Now, the corollary of point 3 is that the more the number of joints, or the more the number of ’nodes’ in your neural network, then the more ‘power’ your network has to create smoother contours and map arbitrarily curvy lines. That is also something that I did not know!

So if you need to have a function that actually predicts a wild shape, then you might need more ’nodes’ to give your model more ‘capacity’.

How multi-variate combinations look like on a plane

In the above example, we dealt with a single input x, fed into a network (or function) that has 10 parameters $\phi = {\phi_1, \phi_2, \phi_3, \phi_4, \theta_{10}, \theta_{11}, \theta_{20}, \theta_{21}, \theta_{30}, \theta_{31} }$.

However, there can also be cases where you have multiple inputs where $\textbf{x} = [x_1, x_2, … x_{D_i}]^T$, where $D_i$ is the number of dimensions of the inputs.

In this case, how can you visualize the combinations?

Similar to single-variate linear functions, we can visualize each of the linear functions separately.

$$\theta_{10} + \theta_{11}x_1 + \theta_{12}x_2 $$

In this equation, we see that $x_1$ is plotted on the x-axis, and $x_2$ value is plotted on the y-axis. The 2D plot is a contour plot, where the darker parts corresponds to smaller values and the lighter parts correspond to larger values. In the first diagram, we see that the outputs of the linear function can be represented in a contour plot of a particular direction and slope.

Because we’re dealing with a 2D input, the output will also be 2D - it’ll be a plane.

Now, each of those linear functions will produce a particular kind of plane, where each point on the plane represents a particular combination of $x_1, x_2$, and the output value is represented in colors.

Similarly, we can apply transformations on the linear functions. In the first row above, we’ve applied a ReLU activation over the linear functions, rendering the negative values 0. For 0 values, we represent with flat colors.
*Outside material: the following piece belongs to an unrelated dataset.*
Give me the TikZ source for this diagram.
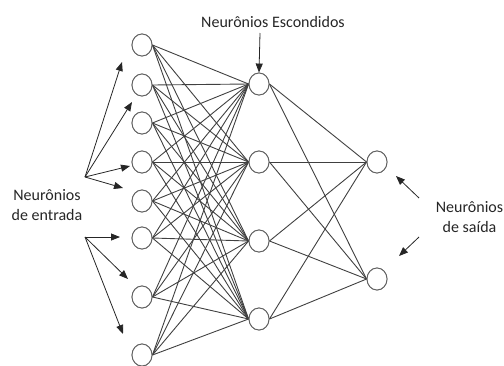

Then, we multiply the output with $\phi$, which has the effect of transforming the gradients of the planes.

Finally, by combining all of them, we get this:

What is this? This is a polygon in 3D. Essentially, this is still a surface, but it’s a complex surface. It’s a surface where given each input combination, you may fall into different regions governed by the interactions between all those linear combinations.

On the notation when labeling your params in a neural network, in particular $\theta_{10}$

In the shallow neural network example, we see that although $\phi$ is labeled with a single integer, $\theta$ is labeled with an additional digit:

$$ y = f[x, \phi] \ = \phi_0 + \phi_1a[\theta_{10} + \theta_{11}x] + \phi_1a[\theta_{20} + \theta_{21}x] + \phi_1a[\theta_{30} + \theta_{31}x] $$

What is the significance of labeling $\theta_{10}$? What does 1 and 0 symbolize in this case?

It turns out that the shorthand for thinking about this is: this is the param to node 1 , from input 0.

$\theta_{10}$ - to node 1 from input 0

$\theta_{11}$ - to node 1 from input 1

$\theta_{20}$ - to node 2 from input 0

$\theta_{21}$ - to node 2 from input 1

The first number, then, represents the ’node number’, whereas the second digit represents, in some ways, the ‘input’ number. It’s a system where you designate the sender and receiver IDs.

The importance of being familiar with mathematical representation of models instead of visual representations

So being a visual learner (of sorts), I find that the visual representations of models often allow them to be fit into my mind. That is why I embarked in the past on projects such as visualizeML. However, the professor made an important point that made me ponder: he said that whilst understanding models visually is good for the start, as along as models become more complex, they may stop to serve you that well. And that is why it’s important to be familiar with mathematical notations because it’ll help us understand more complex models.

If true, I think this tip is a golden one.